## Exercise task:
Give back exactly the lines from the beginning of the listing below to the line holding "anchor=base] (xlab) at", both ends included; the pictures stay out.
++++
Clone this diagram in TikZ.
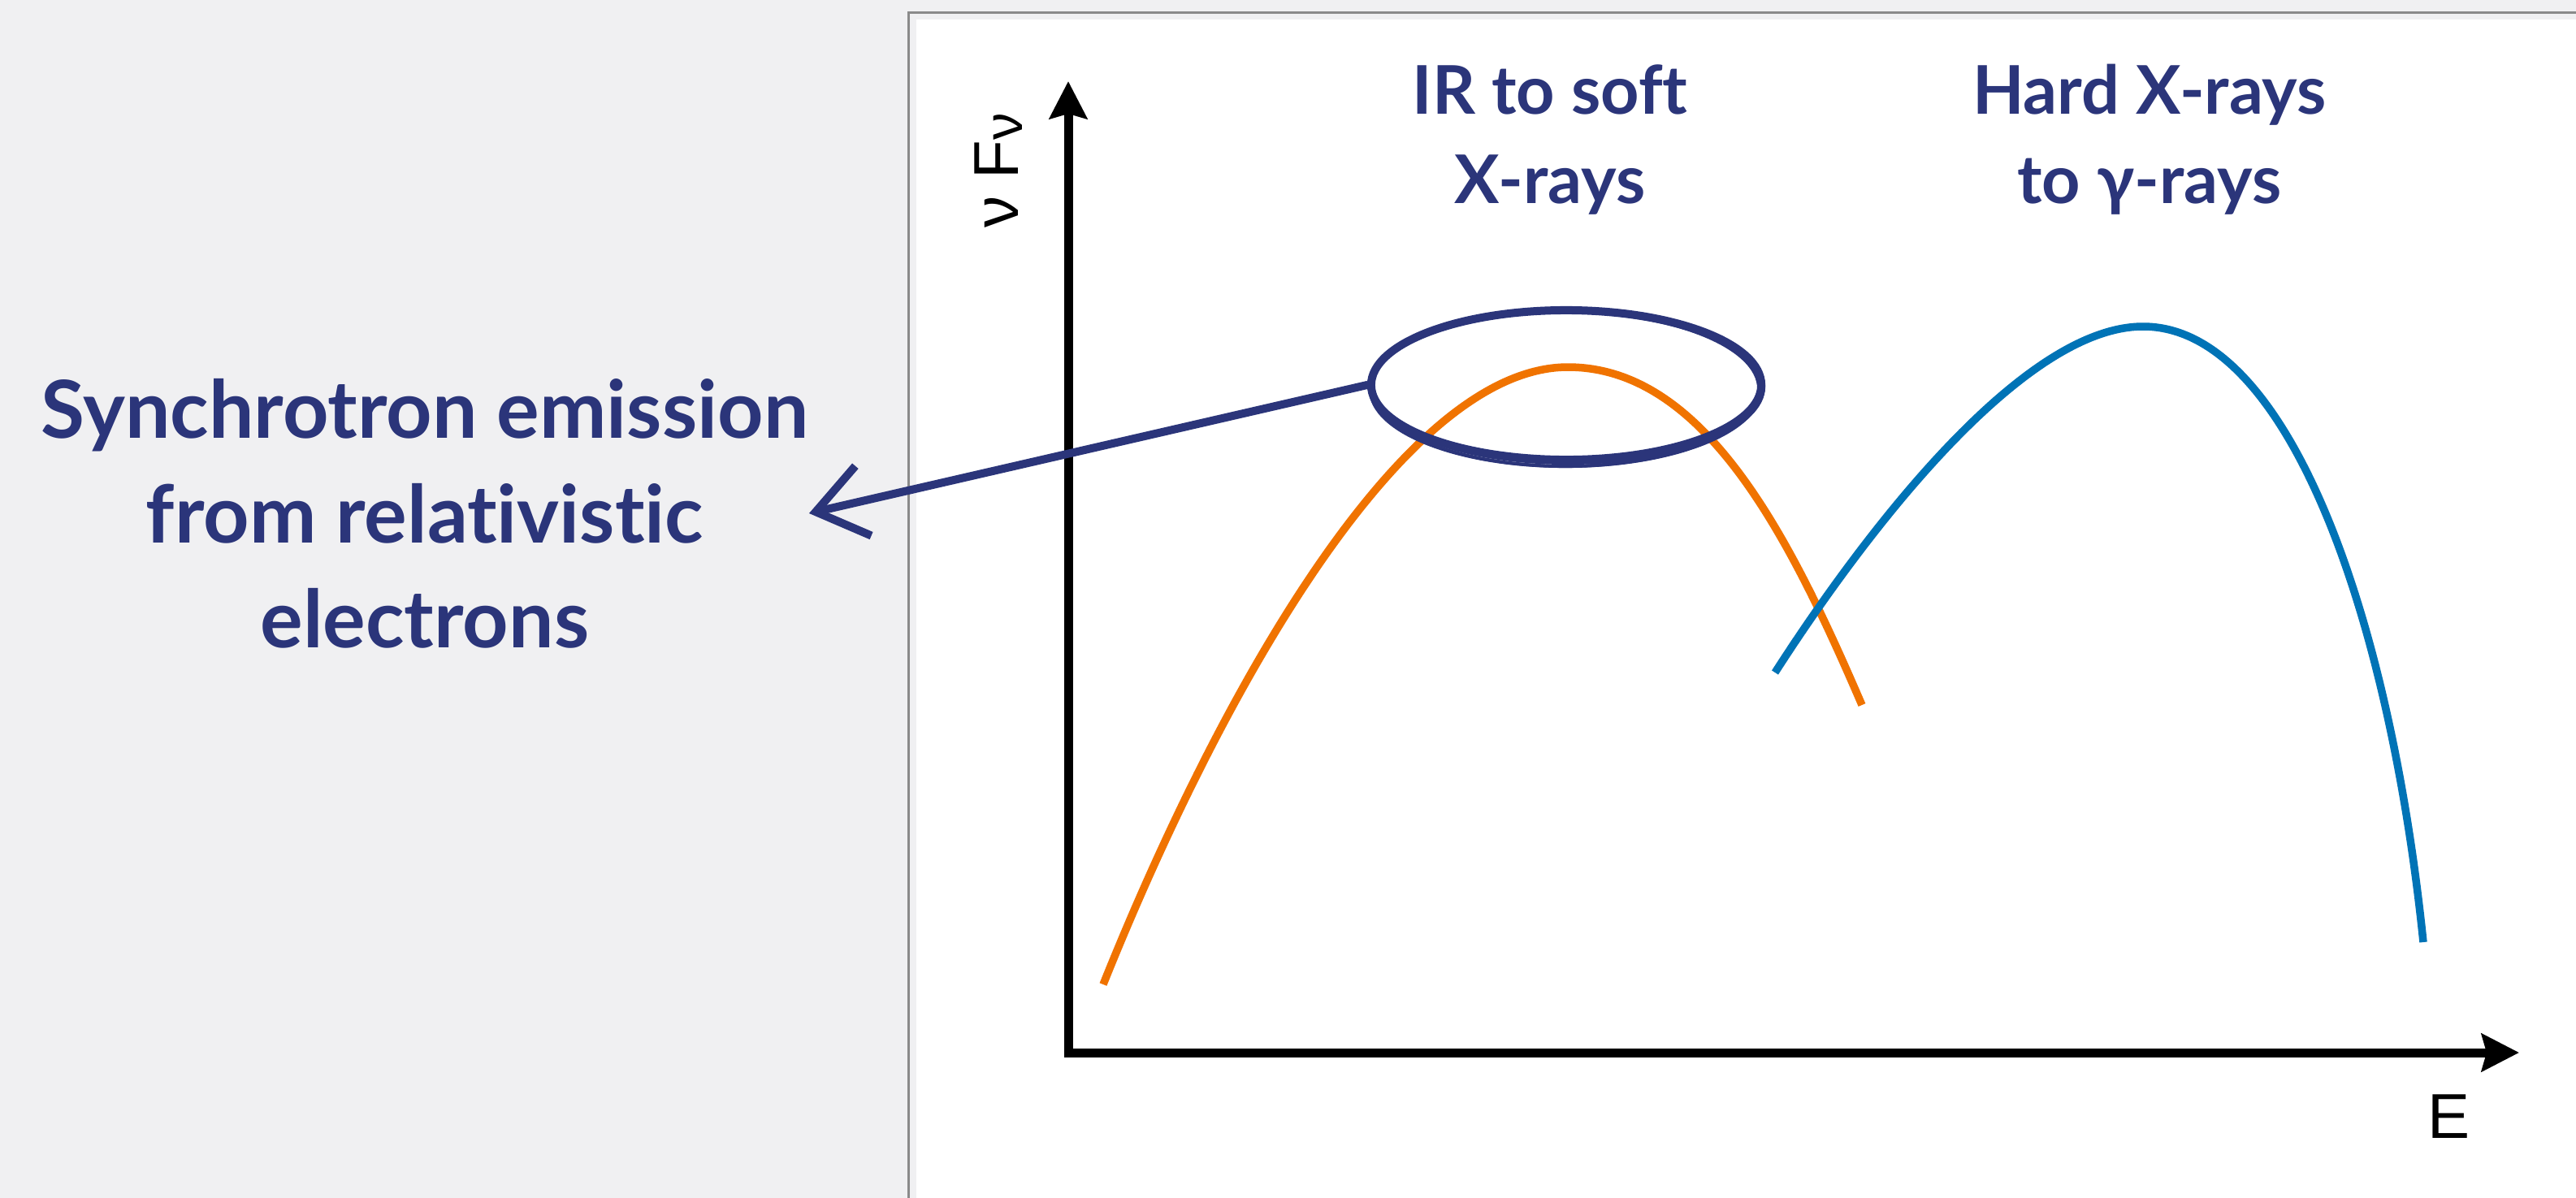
\documentclass[tikz,border=0pt]{standalone}
\usepackage{fontspec}
\setmainfont{Lato}[Ligatures={NoCommon}]
\newfontfamily\axisfont{Liberation Sans}
\usepackage{tikz}
\usetikzlibrary{positioning,shapes.geometric,arrows.meta,calc}
\definecolor{InkNavy}{RGB}{43,53,122}
\definecolor{SyncOrange}{RGB}{240,115,0}
\definecolor{ComptonBlue}{RGB}{0,115,182}
\definecolor{PageGray}{RGB}{240,240,242}
\definecolor{FrameGray}{RGB}{138,138,138}

\begin{document}
\begin{tikzpicture}[
  x=0.01cm, y=-0.01cm,
  bandtxt/.style={
    text=InkNavy, align=center, inner sep=0pt,
    font=\bfseries\fontsize{23.5}{31.3}\selectfont
  },
  notetxt/.style={
    text=InkNavy, align=center, inner sep=0pt,
    font=\bfseries\fontsize{28}{36.7}\selectfont
  },
  axistxt/.style={
    text=black, inner sep=0pt,
    font=\axisfont\fontsize{22.2}{26}\selectfont
  },
  hoop/.style={
    ellipse, draw=InkNavy, line width=0.1cm,
    minimum width=4.8cm, minimum height=1.84cm, inner sep=0pt
  },
  axisline/.style={
    draw=black, line width=0.11cm, line join=miter,
    {Stealth[length=0.46cm,width=0.46cm,inset=0.06cm]}-{Stealth[length=0.46cm,width=0.46cm,inset=0.06cm]}
  },
  spec/.style={line width=0.095cm},
  brush/.style={draw=InkNavy, line width=0.1cm, line cap=round,
    -{Straight Barb[length=0.6cm,width=0.88cm]}}
]

%% Page and panel
\useasboundingbox (0,0) rectangle (3171,1475);
\fill[PageGray] (0,0) rectangle (3171,1475);
\fill[white] (1128,24) rectangle (3171,1475);
\draw[FrameGray, line width=0.03cm] (1118.5,1475) |- (3171,15.5);

%% Axes
\coordinate (ytip) at (1315,100);
\coordinate (xtip) at (3101,1296);
\draw[axisline] (ytip) |- (xtip);
\node[axistxt, rotate=90, anchor=base] (ylab) at (1253,210)
  {ν F\raisebox{-0.05cm}{\fontsize{19}{19}\selectfont ν}};
\node[axistxt, anchor=base] (xlab) at (3015,1401) {E};

%% Spectral bumps
\draw[spec, SyncOrange] (1358,1212) .. controls (1507,841) and (1730,452) .. (1930,452)
  .. controls (2100,452) and (2205,666) .. (2292,868);
\draw[spec, ComptonBlue] (2185,828) .. controls (2293,660) and (2488,402) .. (2638,402)
  .. controls (2818,402) and (2942,762) .. (2983,1160);

%% Band labels
\node[bandtxt] (irsoft) at (1908,172) {IR to soft\\X-rays};
\node[bandtxt] (hardxg) at (2646,172) {Hard X-rays\\to γ-rays};

%% Hand-drawn ring and pointer
\node[hoop] (hoop) at (1928,474) {};
\foreach \dx/\dy/\rx/\ry in {0/4/2.40/0.96, 2/2/2.41/0.94, -2/5/2.39/0.95}
  \draw[InkNavy, line width=0.04cm] ($(hoop.center)+(\dx,\dy)$)
    ellipse [x radius=\rx cm, y radius=\ry cm];

\node[notetxt] (synclabel) at (523,632)
  {Synchrotron emission\\from relativistic\\electrons};
\draw[brush] (hoop.west) -- (synclabel.east);

\end{tikzpicture}
\end{document}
++++
## Expected output:
Clone this diagram in TikZ.
\documentclass[tikz,border=0pt]{standalone}
\usepackage{fontspec}
\setmainfont{Lato}[Ligatures={NoCommon}]
\newfontfamily\axisfont{Liberation Sans}
\usepackage{tikz}
\usetikzlibrary{positioning,shapes.geometric,arrows.meta,calc}
\definecolor{InkNavy}{RGB}{43,53,122}
\definecolor{SyncOrange}{RGB}{240,115,0}
\definecolor{ComptonBlue}{RGB}{0,115,182}
\definecolor{PageGray}{RGB}{240,240,242}
\definecolor{FrameGray}{RGB}{138,138,138}

\begin{document}
\begin{tikzpicture}[
  x=0.01cm, y=-0.01cm,
  bandtxt/.style={
    text=InkNavy, align=center, inner sep=0pt,
    font=\bfseries\fontsize{23.5}{31.3}\selectfont
  },
  notetxt/.style={
    text=InkNavy, align=center, inner sep=0pt,
    font=\bfseries\fontsize{28}{36.7}\selectfont
  },
  axistxt/.style={
    text=black, inner sep=0pt,
    font=\axisfont\fontsize{22.2}{26}\selectfont
  },
  hoop/.style={
    ellipse, draw=InkNavy, line width=0.1cm,
    minimum width=4.8cm, minimum height=1.84cm, inner sep=0pt
  },
  axisline/.style={
    draw=black, line width=0.11cm, line join=miter,
    {Stealth[length=0.46cm,width=0.46cm,inset=0.06cm]}-{Stealth[length=0.46cm,width=0.46cm,inset=0.06cm]}
  },
  spec/.style={line width=0.095cm},
  brush/.style={draw=InkNavy, line width=0.1cm, line cap=round,
    -{Straight Barb[length=0.6cm,width=0.88cm]}}
]

%% Page and panel
\useasboundingbox (0,0) rectangle (3171,1475);
\fill[PageGray] (0,0) rectangle (3171,1475);
\fill[white] (1128,24) rectangle (3171,1475);
\draw[FrameGray, line width=0.03cm] (1118.5,1475) |- (3171,15.5);

%% Axes
\coordinate (ytip) at (1315,100);
\coordinate (xtip) at (3101,1296);
\draw[axisline] (ytip) |- (xtip);
\node[axistxt, rotate=90, anchor=base] (ylab) at (1253,210)
  {ν F\raisebox{-0.05cm}{\fontsize{19}{19}\selectfont ν}};
\node[axistxt, anchor=base] (xlab) at (3015,1401) {E};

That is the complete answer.